An across-the-board tariff would raise the price level, making it a rather remarkable policy choice immediately after an election where the incumbents got thumped for a surge in the price level.
If actual tariff policy ends up being a handful of effectively random changes that mainly hit a few trade partners, I do not think anyone would be able to find any measurable effect on the economy. If Trump does sustain some deep across-the-board tariff hikes, trade partners might retaliate with their own counter-tariffs. There seems to be a desire to replay the 1930s in some quarters, so why not trade wars? That said, I do not think that retaliation would be immediate — foreigners might bet on Trump not being able to follow a coherent policy stance for more than a month at a time.

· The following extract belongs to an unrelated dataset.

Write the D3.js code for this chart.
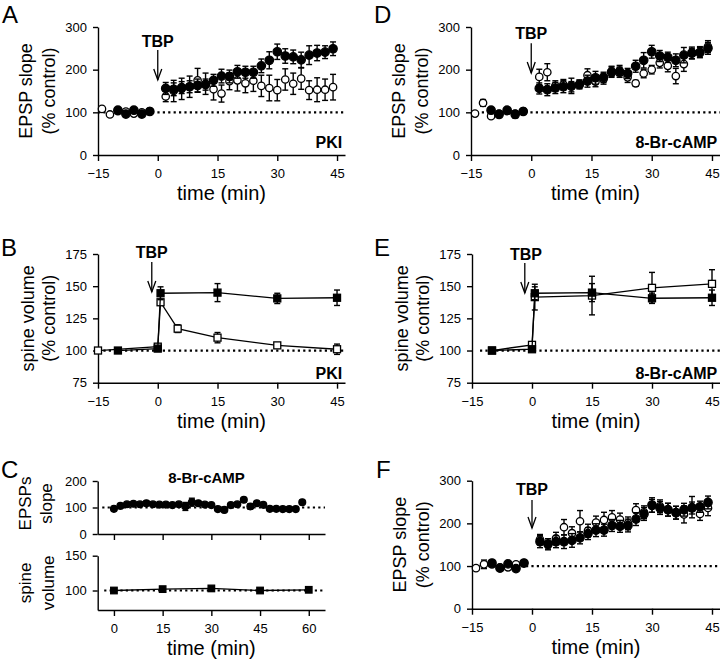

Although there is a history of countries attempting to build up productive capacity behind trade barriers — e.g., The National Policy of post-Confederation Canada — this only works if firms believe the policy will be sustained. A tariff policy that is wildly unpopular among elite centrist economists that is being enacted by a lame duck President whose administration is going to be a disorganised mess is not something you want to bet a lot of fixed investment on. One may note the difficulty Trump has to find a pro-tariff Treasury Secretary. In other words, if the policy looks politically unsustainable, it will not have a lot of second-order economic effects.
What About Spending Cuts?
One way towards abolition of income taxes is to come up to Quebec and buy some wacky tabacky from one of the government outlets and imagine that spending cuts would be the other leg of the policy mix. (Although income tax cuts do not need to be “paid for,” they are going to be stimulative and would require counter-vailing revenue increases and/or spending cuts to avoid another inflationary spike.)
The problem with spending cuts is that the welfare state was slashed already, and the remaining programmes are popular. The “efficiency department’s” big idea is to cut “waste, fraud, and abuse,” which is a stupid person’s idea of a smart proposal to reduce government expenditures. The only place where anything other than trivial amount of savings could be found is in military spending (the U.S. military is not even capable of clearing an audit), but good luck getting the Republican Party to make a meaningful dent in the Pentagon’s budget.
Realistically, they might blindly fire government workers to reduce spending. However, this is not enough to make up the difference between tariff and income tax revenue, and is just going to cause misery and the destruction of state capacity (arguably the intention of such a move).
Liz Trussification of the U.S.
One entirely plausible scenario is that Trump re-enacts the Liz Truss meltdown by making a massive income tax cut matched by a fairly chunky universal tariff increase that was supposed to “pay for” the tax cut. A loosening of fiscal policy coupled with raising the price level via tariffs will be wonderful for resurrecting “the bond vigilantes” in economic/financial commentary. Oh, joy.
Concluding Remarks
Mechanically, tariffs are not going to replace income taxes any time soon. The effects of tariffs would be limited in the near run, since there is no sign that they are politically sustainable.
Appendix: The Rise of Bluesky
The exodus from Twitter by the economics/financial posters towards Bluesky over the past week was impressive. This is good news for my readers — I again have a platform that is useful to aggregate links to provide ideas for my own writing. (Most of economic blogging and commentary is responding to others’ articles.) Twitter actively suppressed off-site links, making it entirely useless for that role.
(My profile: https://bsky.app/profile/brianromanchuk.bsky.social.)
One interesting aspect of the migration is how quickly a network is rebuilt if there is a critical mass of content producers who move at the same time. As such, I do not see a need to worry whether Bluesky is perfect or not — people will jump ship if there is a better alternative in sight.